Wednesday, January 7, 2009

wtf

I hate to be such a negative nancy but wtf.
We are only 7 days in to the new year and I feel like a steam roller has passed over me a few times already.

I came back to work on Monday from my staycation - on my Half Birthday - to find that something extremely important had fallen through the cracks. I did my best to fix it but unforutunately it's one of those things that is unfixable. I haven't touched my planner. It's not even the middle of the year and I'm already slacking on using the planner! I thought I was being all responsible by shopping around for life insurance since I'm going to hit the big 3-0 soon. I figure it makes sense. Apparently, in the insurance world, I'm ALREADY 30! After a person's half birthday, insurance companies round up. That was my birthday present as I went to see the insurance lady on Tuesday - the day after my Half Birthday. Today is Wednesday. Only Wednesday.

And it's not just me. I feel a lot of people around me are making their way through some challenging times. If this is how it is just a week in, I don't even want to think about what the rest of the year has in store.

I am usually very good at seeing the silver lining on the cloud. But I am TIRED. I don't want to make the effort to see the silver lining. This is me whining. I would just rather there not be a cloud. Clear skies. Sunny day. Everything going my (and my friends') way.

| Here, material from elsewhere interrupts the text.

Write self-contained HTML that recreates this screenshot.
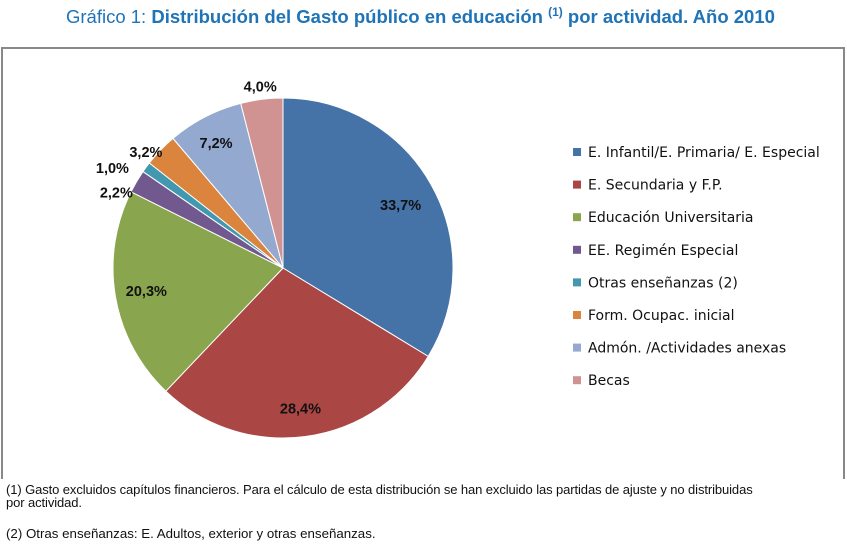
<!DOCTYPE html>
<html><head><meta charset="utf-8"><style>
body{margin:0;width:847px;height:547px;background:#fff;font-family:"Liberation Sans",sans-serif;position:relative;overflow:hidden}
.t{position:absolute}
</style></head><body>
<div class="t" style="left:66px;top:5px;font-size:18.5px;color:#1f73b7;white-space:nowrap">Gráfico 1: <b>Distribución del Gasto público en educación <sup style="font-size:12px">(1)</sup> por actividad. Año 2010</b></div>
<div class="t" style="left:1px;top:47px;width:840px;height:430px;border:2px solid #888;border-bottom:none"></div>
<svg class="t" style="left:0;top:0" width="847" height="547">
<g id="pie"></g><g id="lab"></g><g id="leg"></g>
</svg>
<div class="t" style="left:6px;top:483px;font-size:13px;line-height:13px;color:#111;width:765px;letter-spacing:-0.1px">(1) Gasto excluidos capítulos financieros. Para el cálculo de esta distribución se han excluido las partidas de ajuste y no distribuidas por actividad.</div>
<div class="t" style="left:6px;top:526px;font-size:13.3px;color:#111">(2) Otras enseñanzas: E. Adultos, exterior y otras enseñanzas.</div>
<script>
const categories=["E. Infantil/E. Primaria/ E. Especial","E. Secundaria y F.P.","Educación Universitaria","EE. Regimén Especial","Otras enseñanzas (2)","Form. Ocupac. inicial","Admón. /Actividades anexas","Becas"];
const values=[33.7,28.4,20.3,2.2,1.0,3.2,7.2,4.0];
const labels=["33,7%","28,4%","20,3%","2,2%","1,0%","3,2%","7,2%","4,0%"];
const colors=["#4572A7","#AA4643","#89A54E","#71588F","#4198AF","#DB843D","#93A9CF","#D19392"];
const labelNudgeX=[2,0,-6,-10,-24,-6,-6,0];
const labelNudgeY=[2,9,0,17,8,10,-7,-1];
const NS="http://www.w3.org/2000/svg";
const cx=283,cy=268,r=170;
const total=values.reduce((a,b)=>a+b,0);
const pie=document.getElementById('pie'),lab=document.getElementById('lab'),leg=document.getElementById('leg');
function pt(a,rr){return [cx+rr*Math.sin(a),cy-rr*Math.cos(a)];}
let acc=0;
values.forEach((v,i)=>{
 const a0=acc/total*2*Math.PI;acc+=v;const a1=acc/total*2*Math.PI;
 const p0=pt(a0,r),p1=pt(a1,r);
 const p=document.createElementNS(NS,'path');
 p.setAttribute('d',`M${cx},${cy}L${p0[0]},${p0[1]}A${r},${r} 0 ${a1-a0>Math.PI?1:0} 1 ${p1[0]},${p1[1]}Z`);
 p.setAttribute('fill',colors[i]);p.setAttribute('stroke','#fff');p.setAttribute('stroke-width','1');
 
 
 pie.appendChild(p);
 const am=(a0+a1)/2;const small=v<5;
 const lp=pt(am,small?r+12:r*0.78);
 const t=document.createElementNS(NS,'text');
 t.setAttribute('x',lp[0]+labelNudgeX[i]);t.setAttribute('y',lp[1]+5+labelNudgeY[i]);
 t.setAttribute('text-anchor','middle');t.setAttribute('font-size','14.5');t.setAttribute('font-weight','bold');t.setAttribute('fill','#111');
 t.textContent=labels[i];
 
 
 lab.appendChild(t);
});
categories.forEach((c,i)=>{
 const y=152+i*32.6;
 const g=document.createElementNS(NS,'g');
 
 
 const s=document.createElementNS(NS,'rect');
 s.setAttribute('x',573);s.setAttribute('y',y-4);s.setAttribute('width',8);s.setAttribute('height',8);s.setAttribute('fill',colors[i]);
 const t=document.createElementNS(NS,'text');
 t.setAttribute('x',588);t.setAttribute('y',y+5);t.setAttribute('font-size','14');t.setAttribute('fill','#111');t.setAttribute('font-family','DejaVu Sans, sans-serif');
 t.textContent=c;
 g.appendChild(s);g.appendChild(t);leg.appendChild(g);
});
</script>
</body></html>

But this is me we are talking about. No matter how many times my little heart gets trampled, it gets right back up and falls for the cute boy next door. Same goes for my optimism.

So - aside from the usual blessings I thank the Lord for bestowing upon me and my family like health, food, shelter - I do have much to be thankful and blissful for...

I was emailing back and forth with my mom and dad today at work. I took a step back and surveyed the situation...I'm used to emailing with dad but my mom emailing is the cutest thing in the entire world!
I made a new friend recently. She was going through a rough patch and I happened to be there and we've gotten close.
Another friend has found herself in a pretty wonderful situation and it warms my little black heart to see her so happy!
I have a job. It's a doozy. But I do have a job.
I just tried a new way of making bhindi and it is fantastic - if I do say so myself.
In my panic-y state on Monday, I found solace in lots of fantastic friends. I reached out and they reached right over with advice and comfort.
I have dinner plans at a friend's house tomorrow night.
I have so many amazing trips and events to look forward to this year.
I'm planning a trip to India. I'm going home.

Hmmm....not bad.

3 comments:

Olivia said...

And you have an absolutely tremendous number of people who love you dearly.

RM said...

Take a deep breath and keep the faith. You're (not quite) 30 and (way beyond quite) fabulous--with an exciting year ahead!! Don't let these ultimately minor hiccups cramp your spirit.

Noopur said...

how could you say "negative nancy" and "wtf" in the same sentence? GEEZ.